President J .A. Kufuor yesterday asked that the life and achievements of the late Professor Emeritus Albert Kwadwo Adu-Boahen, one of Africa and Ghana's eminent historians, should inspire the current generation of politicians and the youth of the country to aspire to greater service to the nation.
He said the late Professor's service to the nation in education, where generations on end had been, and would continue to be, nurtured on his textbooks, endeared him to many in Ghana, Africa and the world at large.
In a tribute read by the Minister of Information and National Orientation, Mr Kwamena Bartels, at the state funeral held for Prof Adu-Boahen at the forecourt of the State House in Accra yesterday, President Kufuor said the Professor's principled and exemplary political career stood him out as a statesman.
The Vice President, Alhaji Aliu Mahama, the Speaker of Parliament, Mr Ebenezer Sekyi Hughes, the Immediate Past Speaker, Mr Peter Ala Adjetey, the First and the Second ladies, Mrs Theresa Kufuor and Hajia Ramatu Mahama, respectively, attended the funeral.
President Kufuor described the late Professor as “a great social being who used marked traits of fearlessness, outspokenness and a deep commitment to democracy, a great sense of humour and love of nation to establish himself as a strong personality who left lasting impressions on people who encountered him.”

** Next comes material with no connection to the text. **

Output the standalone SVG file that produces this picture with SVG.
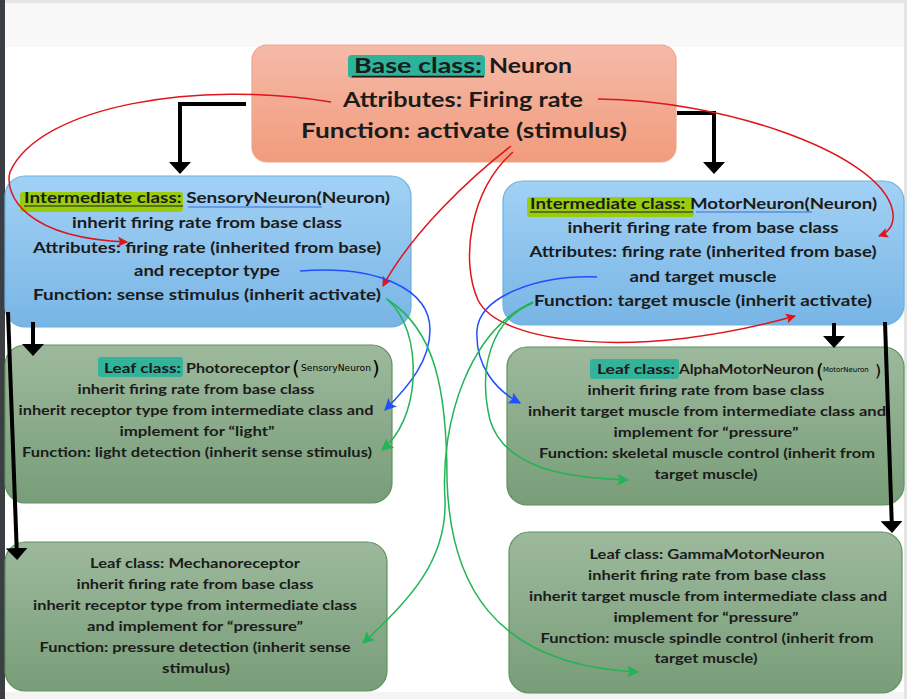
<svg xmlns="http://www.w3.org/2000/svg" width="907" height="699" viewBox="0 0 907 699">
<defs>
<linearGradient id="gSal" x1="0" y1="0" x2="0" y2="1"><stop offset="0" stop-color="#f5bba8"/><stop offset="1" stop-color="#f19b7d"/></linearGradient>
<linearGradient id="gBlue" x1="0" y1="0" x2="0" y2="1"><stop offset="0" stop-color="#a2d1f5"/><stop offset="1" stop-color="#78b5e5"/></linearGradient>
<linearGradient id="gGreen" x1="0" y1="0" x2="0" y2="1"><stop offset="0" stop-color="#9db99d"/><stop offset="1" stop-color="#789d78"/></linearGradient>
<marker id="mBlack" viewBox="0 0 12 22" refX="9" refY="11" markerWidth="12" markerHeight="22" markerUnits="userSpaceOnUse" orient="auto"><path d="M0,0 L12,11 L0,22 z" fill="#000"/></marker>
<marker id="mRed" viewBox="0 0 10 10" refX="9" refY="5" markerWidth="11" markerHeight="10" markerUnits="userSpaceOnUse" orient="auto"><path d="M0,0 L10,5 L0,10 L2,5 z" fill="#e0141a"/></marker>
<marker id="mBlue" viewBox="0 0 10 10" refX="9" refY="5" markerWidth="13" markerHeight="12" markerUnits="userSpaceOnUse" orient="auto"><path d="M0,0 L10,5 L0,10 L2,5 z" fill="#1f4fff"/></marker>
<marker id="mGreen" viewBox="0 0 10 10" refX="9" refY="5" markerWidth="13" markerHeight="12" markerUnits="userSpaceOnUse" orient="auto"><path d="M0,0 L10,5 L0,10 L2,5 z" fill="#22b455"/></marker>
</defs>
<style>
text{font-family:Lato,"Liberation Sans",sans-serif;font-weight:bold;fill:#1b1b1b}
.t21{font-size:21px}
.t15{font-size:15px}
.t14{font-size:14px}
.c{text-anchor:middle}
.hand{font-family:"DejaVu Sans",sans-serif;font-weight:normal;font-size:9px;fill:#000}
.par{font-family:"DejaVu Sans",sans-serif;font-weight:normal;font-size:20px;fill:#000}
.sal{fill:url(#gSal);stroke:#eca58d;stroke-width:1.2}
.blue{fill:url(#gBlue);stroke:#6cb2e0;stroke-width:1.2}
.green{fill:url(#gGreen);stroke:#5e925e;stroke-width:1.2}
.blk{fill:none;stroke:#000;stroke-width:4;marker-end:url(#mBlack)}
.red{fill:none;stroke:#e0141a;stroke-width:1.5;marker-end:url(#mRed)}
.bl{fill:none;stroke:#1f4fff;stroke-width:1.5;marker-end:url(#mBlue)}
.gr{fill:none;stroke:#22b455;stroke-width:1.5;marker-end:url(#mGreen)}
</style>
<rect x="0" y="0" width="907" height="699" fill="#ffffff"/>
<rect x="0" y="0" width="907" height="47" fill="#f8f8f8"/>
<rect x="0" y="0" width="907" height="3" fill="#e6e6e6"/>
<rect x="0" y="692" width="907" height="7" fill="#f4f4f4"/>
<rect x="904" y="0" width="3" height="699" fill="#e4e4e4"/>
<rect x="0" y="0" width="5" height="699" fill="#3b3e42"/>

<g id="base">
<rect class="sal" x="252" y="45" width="424" height="117" rx="15"/>
<rect x="348" y="55" width="137" height="23" rx="4" fill="#2eb39b"/>
<line x1="352" y1="76.5" x2="484" y2="76.5" stroke="#1b1b1b" stroke-width="1.3"/>
<text class="t21" x="354" y="73" textLength="128" lengthAdjust="spacingAndGlyphs">Base class:</text>
<text class="t21" x="489" y="73" textLength="83" lengthAdjust="spacingAndGlyphs">Neuron</text>
<text class="t21" x="343" y="107" textLength="240" lengthAdjust="spacingAndGlyphs">Attributes: Firing rate</text>
<text class="t21" x="301" y="138" textLength="326" lengthAdjust="spacingAndGlyphs">Function: activate (stimulus)</text>
</g>

<g id="sensory">
<rect class="blue" x="5" y="176" width="406" height="151" rx="20"/>
<rect x="20" y="192" width="163" height="20" rx="3" fill="#9acc0e"/>
<line x1="24" y1="206" x2="183" y2="206" stroke="#1b1b1b" stroke-width="1.2"/>
<line x1="188" y1="207" x2="322" y2="207" stroke="#3b6fd8" stroke-width="1.2"/>
<text class="t15" x="24" y="203" textLength="366" lengthAdjust="spacingAndGlyphs">Intermediate class: SensoryNeuron(Neuron)</text>
<text class="t15 c" x="207" y="228" textLength="270" lengthAdjust="spacingAndGlyphs">inherit firing rate from base class</text>
<text class="t15 c" x="207" y="253" textLength="348" lengthAdjust="spacingAndGlyphs">Attributes: firing rate (inherited from base)</text>
<text class="t15 c" x="207" y="276" textLength="146" lengthAdjust="spacingAndGlyphs">and receptor type</text>
<text class="t15 c" x="207" y="300" textLength="348" lengthAdjust="spacingAndGlyphs">Function: sense stimulus (inherit activate)</text>
</g>

<g id="motor">
<rect class="blue" x="503" y="181" width="401" height="144" rx="20"/>
<rect x="527" y="197" width="167" height="20" rx="3" fill="#9acc0e"/>
<line x1="530" y1="212" x2="693" y2="212" stroke="#1b1b1b" stroke-width="1.2"/>
<line x1="696" y1="212" x2="812" y2="212" stroke="#3b6fd8" stroke-width="1.2"/>
<text class="t15" x="530" y="209" textLength="347" lengthAdjust="spacingAndGlyphs">Intermediate class: MotorNeuron(Neuron)</text>
<text class="t15 c" x="703" y="233" textLength="271" lengthAdjust="spacingAndGlyphs">inherit firing rate from base class</text>
<text class="t15 c" x="703" y="257" textLength="347" lengthAdjust="spacingAndGlyphs">Attributes: firing rate (inherited from base)</text>
<text class="t15 c" x="703" y="282" textLength="147" lengthAdjust="spacingAndGlyphs">and target muscle</text>
<text class="t15 c" x="703" y="306" textLength="338" lengthAdjust="spacingAndGlyphs">Function: target muscle  (inherit activate)</text>
</g>

<g id="photoreceptor">
<rect class="green" x="5" y="345" width="387" height="158" rx="20"/>
<rect x="98" y="357" width="85" height="20" rx="3" fill="#33b39a"/>
<text class="t14" x="104" y="373" textLength="77" lengthAdjust="spacingAndGlyphs">Leaf class:</text>
<text class="t14" x="186" y="373" textLength="104" lengthAdjust="spacingAndGlyphs">Photoreceptor</text>
<text class="par" x="292" y="375">(</text>
<text class="hand" x="301" y="371" textLength="70" lengthAdjust="spacingAndGlyphs">SensoryNeuron</text>
<text class="par" x="372" y="375">)</text>
<text class="t14 c" x="196" y="394" textLength="237" lengthAdjust="spacingAndGlyphs">inherit firing rate from base class</text>
<text class="t14 c" x="196" y="415" textLength="355" lengthAdjust="spacingAndGlyphs">inherit receptor type from intermediate class and</text>
<text class="t14 c" x="197" y="436" textLength="155" lengthAdjust="spacingAndGlyphs">implement for “light”</text>
<text class="t14 c" x="197" y="457" textLength="350" lengthAdjust="spacingAndGlyphs">Function: light detection (inherit sense stimulus)</text>
</g>

<g id="alpha">
<rect class="green" x="507" y="347" width="397" height="158" rx="20"/>
<rect x="590" y="359" width="89" height="20" rx="3" fill="#33b39a"/>
<text class="t14" x="597" y="374" textLength="78" lengthAdjust="spacingAndGlyphs">Leaf class:</text>
<text class="t14" x="679" y="374" textLength="135" lengthAdjust="spacingAndGlyphs">AlphaMotorNeuron</text>
<text class="par" x="816" y="378">(</text>
<text class="hand" x="823" y="372" style="font-size:7px">MotorNeuron</text>
<text class="par" x="875" y="376" style="font-size:16px">)</text>
<text class="t14 c" x="706" y="395" textLength="237" lengthAdjust="spacingAndGlyphs">inherit firing rate from base class</text>
<text class="t14 c" x="707" y="416" textLength="358" lengthAdjust="spacingAndGlyphs">inherit target muscle from intermediate class and</text>
<text class="t14 c" x="706" y="437" textLength="185" lengthAdjust="spacingAndGlyphs">implement for “pressure”</text>
<text class="t14 c" x="707" y="458" textLength="336" lengthAdjust="spacingAndGlyphs">Function: skeletal muscle control (inherit from</text>
<text class="t14 c" x="706" y="479" textLength="103" lengthAdjust="spacingAndGlyphs">target muscle)</text>
</g>

<g id="mechanoreceptor">
<rect class="green" x="5" y="542" width="382" height="149" rx="20"/>
<text class="t14 c" x="195" y="568" textLength="210" lengthAdjust="spacingAndGlyphs">Leaf class: Mechanoreceptor</text>
<text class="t14 c" x="195" y="589" textLength="237" lengthAdjust="spacingAndGlyphs">inherit firing rate from base class</text>
<text class="t14 c" x="195" y="610" textLength="324" lengthAdjust="spacingAndGlyphs">inherit receptor type from intermediate class</text>
<text class="t14 c" x="195" y="631" textLength="216" lengthAdjust="spacingAndGlyphs">and implement for “pressure”</text>
<text class="t14 c" x="195" y="652" textLength="311" lengthAdjust="spacingAndGlyphs">Function: pressure detection (inherit sense</text>
<text class="t14 c" x="196" y="673" textLength="68" lengthAdjust="spacingAndGlyphs">stimulus)</text>
</g>

<g id="gamma">
<rect class="green" x="509" y="532" width="393" height="161" rx="20"/>
<text class="t14 c" x="707" y="559" textLength="235" lengthAdjust="spacingAndGlyphs">Leaf class: GammaMotorNeuron</text>
<text class="t14 c" x="707" y="580" textLength="238" lengthAdjust="spacingAndGlyphs">inherit firing rate from base class</text>
<text class="t14 c" x="708" y="601" textLength="358" lengthAdjust="spacingAndGlyphs">inherit target muscle from intermediate class and</text>
<text class="t14 c" x="706" y="622" textLength="185" lengthAdjust="spacingAndGlyphs">implement for “pressure”</text>
<text class="t14 c" x="707" y="643" textLength="333" lengthAdjust="spacingAndGlyphs">Function: muscle spindle control (inherit from</text>
<text class="t14 c" x="706" y="663" textLength="103" lengthAdjust="spacingAndGlyphs">target muscle)</text>
</g>

<g id="connectors">
<path class="blk" d="M246,104 H180 V171"/>
<path class="blk" d="M677,113 H714 V171"/>
<path class="blk" d="M33,322 V353"/>
<path class="blk" d="M8,312 L17,557"/>
<path class="blk" d="M834,323 V345"/>
<path class="blk" d="M885,322 L892,530"/>
<path class="red" d="M331,102 C 200,80 40,105 10,172 C 4,195 25,238 127,242"/>
<path class="red" d="M598,99 C 720,100 870,150 891,205 C 897,222 890,232 879,236"/>
<path class="red" d="M511,146 C 470,178 412,232 383,286"/>
<path class="red" d="M513,152 C 470,190 460,260 478,300 C 500,345 640,360 795,316"/>
<path class="bl" d="M300,271 C 380,265 430,290 430,330 C 430,360 410,385 385,410"/>
<path class="bl" d="M597,277 C 540,275 480,295 477,330 C 475,365 495,390 520,403"/>
<path class="gr" d="M386,298 C 405,315 415,340 413,380 C 411,410 400,435 382,450"/>
<path class="gr" d="M388,300 C 435,330 447,390 447,480 C 450,580 490,665 638,672"/>
<path class="gr" d="M533,302 C 470,330 440,420 445,500 C 447,560 410,600 363,643"/>
<path class="gr" d="M533,303 C 490,320 478,370 490,420 C 505,470 570,478 628,480"/>
</g>
</svg>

In politics, he said, Professor Adu-Boahen took positions derived from convictions could not be shaken by fear or self-interest.
“He distinguished himself as an academic of the first order in the field of history,” President Kufuor said.

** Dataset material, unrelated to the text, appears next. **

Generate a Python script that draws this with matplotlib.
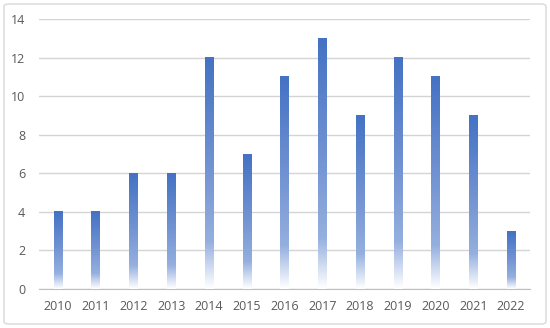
import numpy as np
import matplotlib.pyplot as plt
from matplotlib.colors import LinearSegmentedColormap
from matplotlib.patches import FancyBboxPatch

years = ["2010", "2011", "2012", "2013", "2014", "2015", "2016",
         "2017", "2018", "2019", "2020", "2021", "2022"]
counts = [4, 4, 6, 6, 12, 7, 11, 13, 9, 12, 11, 9, 3]

plt.rcParams['font.family'] = ['Open Sans', 'DejaVu Sans']

fig = plt.figure(figsize=(5.5, 3.28), dpi=100)
ax = fig.add_axes([39/550, 1 - 289/328, (530-39)/550, (289-19)/328])

# white -> blue gradient, the same for each bar: mostly blue, fades out near the bottom
cmap = LinearSegmentedColormap.from_list(
    "fade", [(0.0, "#ffffff"), (0.2, "#95b0df"), (0.5, "#7595d3"), (1.0, "#4472c4")])
grad = np.linspace(1, 0, 200).reshape(-1, 1)

w = 0.22
x = np.arange(len(years))
for xi, v in zip(x, counts):
    ax.imshow(grad, cmap=cmap, vmin=0, vmax=1, aspect='auto',
              extent=[xi - w/2, xi + w/2, 0, v], zorder=3, interpolation='bilinear')

ax.set_xlim(-0.5, len(years) - 0.5)
ax.set_ylim(0, 14)
ax.set_yticks(range(0, 15, 2))
ax.set_xticks(x)
ax.set_xticklabels(years)
ax.grid(axis='y', color='#d4d4d4', linewidth=1, zorder=0)
for s in ['top', 'right', 'left']:
    ax.spines[s].set_visible(False)
ax.spines['bottom'].set_color('#bfbfbf')
ax.tick_params(length=0, labelsize=9, colors='#595959', pad=8)
ax.tick_params(axis='y', pad=10)

# light border around the chart
border = FancyBboxPatch((4/550, 4/328), 542/550, 320/328, boxstyle="round,pad=0,rounding_size=0.008",
                        transform=fig.transFigure, fill=False, edgecolor='#d9d9d9', linewidth=1)
fig.patches.append(border)

fig.savefig("out.png", dpi=100)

In advocacy for respect for human rights, the President told the mourners, Professor Adu-Boahen attained a historic stature in Ghana by his constancy over the past four decades.

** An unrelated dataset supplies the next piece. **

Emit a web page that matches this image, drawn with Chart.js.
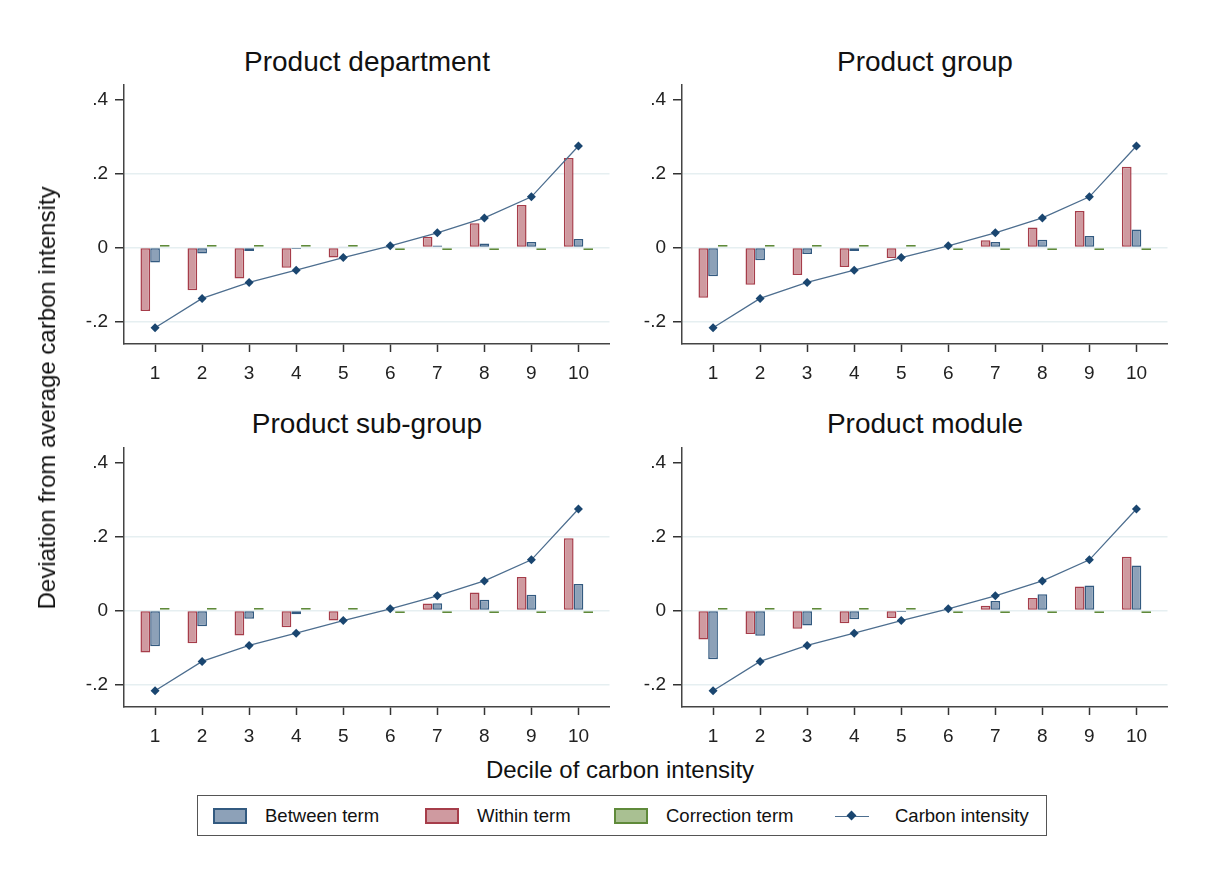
<!DOCTYPE html>
<html>
<head>
<meta charset="utf-8">
<script src="https://cdn.jsdelivr.net/npm/chart.js@4.4.0/dist/chart.umd.min.js"></script>
<style>
  body { margin: 0; background: #fff; font-family: "Liberation Sans", Arial, sans-serif; }
  #wrap { position: relative; width: 1219px; height: 880px; }
  .panel { position: absolute; }
  .title { position: absolute; width: 500px; text-align: center; font-size: 28px; color: #111; }
  .ytitle { position: absolute; left: 47px; top: 398px; transform: translate(-50%, -50%) rotate(-90deg);
            white-space: nowrap; font-size: 24px; color: #111; }
  .xtitle { position: absolute; left: 620px; top: 770px; transform: translate(-50%, -50%);
            white-space: nowrap; font-size: 24px; color: #111; }
  #legend { position: absolute; left: 197px; top: 795px; width: 850px; height: 41px;
            border: 1px solid #555; box-sizing: border-box; }
  .item { position: absolute; top: 0; height: 39px; display: flex; align-items: center; font-size: 18.5px; color: #111; }
  .sw { width: 34px; height: 16px; box-sizing: border-box; margin-right: 18px; }
  .ln { width: 34px; height: 14px; margin-right: 26px; position: relative; }
  .ln:before { content: ""; position: absolute; left: 0; right: 0; top: 7px; height: 1px; background: #4d6e8f; }
  .ln:after { content: ""; position: absolute; left: 13px; top: 3px; width: 7px; height: 7px; background: #1a4670; transform: rotate(45deg); }
</style>
</head>
<body>
<div id="wrap">
  <div class="title" style="left:117px;top:46px">Product department</div>
  <div class="title" style="left:675px;top:46px">Product group</div>
  <div class="title" style="left:117px;top:408px">Product sub-group</div>
  <div class="title" style="left:675px;top:408px">Product module</div>

  <div class="panel" style="left:60px;top:80px"><canvas id="c1"></canvas></div>
  <div class="panel" style="left:618px;top:80px"><canvas id="c2"></canvas></div>
  <div class="panel" style="left:60px;top:443px"><canvas id="c3"></canvas></div>
  <div class="panel" style="left:618px;top:443px"><canvas id="c4"></canvas></div>

  <div class="ytitle">Deviation from average carbon intensity</div>
  <div class="xtitle">Decile of carbon intensity</div>

  <div id="legend">
    <div class="item" style="left:15px"><div class="sw" style="background:#8da1b8;border:2px solid #335a80"></div>Between term</div>
    <div class="item" style="left:227px"><div class="sw" style="background:#cf9aa0;border:2px solid #a63d4a"></div>Within term</div>
    <div class="item" style="left:416px"><div class="sw" style="background:#a9c092;border:2px solid #5f8a3a"></div>Correction term</div>
    <div class="item" style="left:637px"><div class="ln"></div>Carbon intensity</div>
  </div>
</div>

<script>
// deciles et ticks
const deciles = [1, 2, 3, 4, 5, 6, 7, 8, 9, 10];
const yTicks = [-0.2, 0, 0.2, 0.4];
const yTickLabels = ["-.2", "0", ".2", ".4"];

// intensité carbone (identique dans les 4 panneaux)
const carbon = [-0.216, -0.137, -0.094, -0.061, -0.027, 0.005, 0.040, 0.080, 0.137, 0.274];
const correction = [0.002, 0.002, 0.002, 0.002, 0.001, -0.002, -0.002, -0.002, -0.002, -0.002];

// Product department
const deptWithin = [-0.171, -0.115, -0.083, -0.054, -0.027, 0.002, 0.029, 0.066, 0.115, 0.242];
const deptBetween = [-0.040, -0.016, -0.009, -0.004, 0.001, 0.001, 0.006, 0.011, 0.015, 0.023];
// Product group
const groupWithin = [-0.135, -0.100, -0.074, -0.052, -0.028, -0.002, 0.020, 0.054, 0.099, 0.218];
const groupBetween = [-0.077, -0.034, -0.017, -0.009, -0.001, 0.001, 0.015, 0.021, 0.031, 0.049];
// Product sub-group
const subWithin = [-0.113, -0.088, -0.067, -0.045, -0.027, -0.001, 0.019, 0.049, 0.091, 0.195];
const subBetween = [-0.096, -0.042, -0.022, -0.010, -0.002, 0.001, 0.020, 0.029, 0.043, 0.072];
// Product module
const moduleWithin = [-0.078, -0.063, -0.049, -0.034, -0.020, -0.002, 0.013, 0.034, 0.065, 0.145];
const moduleBetween = [-0.131, -0.068, -0.040, -0.023, -0.004, 0.001, 0.026, 0.044, 0.068, 0.122];

const pts = (arr) => arr.map((v, i) => ({ x: deciles[i], y: v }));

function panel(id, within, between) {
  const cv = document.getElementById(id);
  cv.width = 554;
  cv.height = 308;
  cv.style.width = "554px";
  cv.style.height = "308px";

  new Chart(cv, {
    type: "bar",
    data: {
      datasets: [
        {
          type: "line",
          label: "Carbon intensity",
          data: pts(carbon),
          borderColor: "#4d6e8f",
          borderWidth: 1.3,
          pointStyle: "rectRot",
          pointRadius: 4.5,
          pointBackgroundColor: "#1a4670",
          pointBorderColor: "#1a4670",
          pointBorderWidth: 0,
          tension: 0,
          order: 0,
        },
        { label: "Within term", data: pts(within), backgroundColor: "#cf9aa0", borderColor: "#a63d4a", order: 1 },
        { label: "Between term", data: pts(between), backgroundColor: "#8da1b8", borderColor: "#335a80", order: 1 },
        { label: "Correction term", data: pts(correction), backgroundColor: "#6f9447", borderColor: "#5f8a3a", minBarLength: 2.5, order: 1 },
      ],
    },
    options: {
      responsive: false,
      animation: false,
      layout: { padding: { top: 2, right: 4, left: 0, bottom: 0 } },
      plugins: { legend: { display: false }, tooltip: { enabled: false } },
      datasets: { bar: { categoryPercentage: 0.62, barPercentage: 1.0, borderWidth: 1.5, borderSkipped: false } },
      scales: {
        x: {
          type: "linear",
          offset: false,
          min: 0.34,
          max: 10.66,
          afterBuildTicks: (s) => { s.ticks = deciles.map((v) => ({ value: v })); },
          afterFit: (s) => { s.height = 44; s.paddingLeft = 0; s.paddingRight = 0; },
          grid: { offset: false, drawOnChartArea: false, drawTicks: true, tickLength: 8, tickColor: "#333", tickWidth: 1.5 },
          border: { color: "#444", width: 1.5 },
          ticks: { padding: 10, color: "#222", font: { family: "Liberation Sans", size: 19 } },
        },
        y: {
          min: -0.26,
          max: 0.44,
          afterBuildTicks: (s) => { s.ticks = yTicks.map((v) => ({ value: v })); },
          afterFit: (s) => { s.width = 64; s.paddingTop = 0; s.paddingBottom = 0; },
          grid: {
            color: (c) => (c.tick && c.tick.value === 0.4 ? "rgba(0,0,0,0)" : "#e6eff1"),
            lineWidth: 1.5,
            tickLength: 9,
            tickColor: "#333",
            tickWidth: 1.5,
          },
          border: { color: "#444", width: 1.5 },
          ticks: {
            padding: 7,
            color: "#222",
            font: { family: "Liberation Sans", size: 19 },
            callback: (v) => yTickLabels[yTicks.indexOf(v)],
          },
        },
      },
    },
  });
}

panel("c1", deptWithin, deptBetween);
panel("c2", groupWithin, groupBetween);
panel("c3", subWithin, subBetween);
panel("c4", moduleWithin, moduleBetween);
</script>
</body>
</html>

President Kufuor reiterated that the famous Danquah Memorial Lectures which Professor Adu-Boahen delivered in 1988, titled, “The Ghanaian Sphinx – Reflections on the Contemporary History of Ghana, 1972 -1987”, lent credence to his stature.
“He used the occasion to assail 'the Culture of Silence' which had gripped the nation in the long period following the unconstitutional overthrow of the Third Republic,” he said.
President Kufuor said it was in recognition of Professor Adu-Boahen's years of meritorious services that the nation accorded him a state burial.
The Moderator of the General Assembly of the Presbyterian Church of Ghana, Rev Dr Yaw Frimpong-Manso, in a sermon, expressed the hope that the life and funeral of the late Professor would bring Ghanaians together.
He said the Presbyterian values of steadfastness and humility were clearly exhibited by the Professor in his life.
“Adu-Boahen stood and fought for democratic governance,” Rev Dr Frimpong-Manso said.
He said Ghana needed people who would, in times of turmoil, speak and sacrifice for the people.
The Moderator said the Word of God was a necessary weapon to deal with intolerance and terrorism, saying, “Let us use the gospel to save Ghana and the word. No more inferno.”
Professor Adu-Boahen died on May 24, this year, after a protracted illness. He left behind a wife and six children.
In 1992, he stood on the ticket of the NPP as its presidential candidate to contest the presidential election but lost to former President J. J. Rawlings.
A founding member of the NPP, he was also a National Executive member of the Association of Recognized Professional Bodies from 1977-1978 and Chairman, the Legon Society on National Affairs, from 1970-1975.
He was also a founding member of the People's Movement for Freedom and Justice (PMFJ) in 1978, Honorary Secretary of the Ghana Academy of Arts and Sciences from 1983-1985 and Founder and Interim President of the People's Movement for Freedom and Justice in 1990.
On the academic front, the late Prof Adu-Boahene was appointed the Head of the History Department of the University of Ghana, Legon, in 1967 and rose to become a Professor in 1971. In 1990, he became a Professor Emeritus.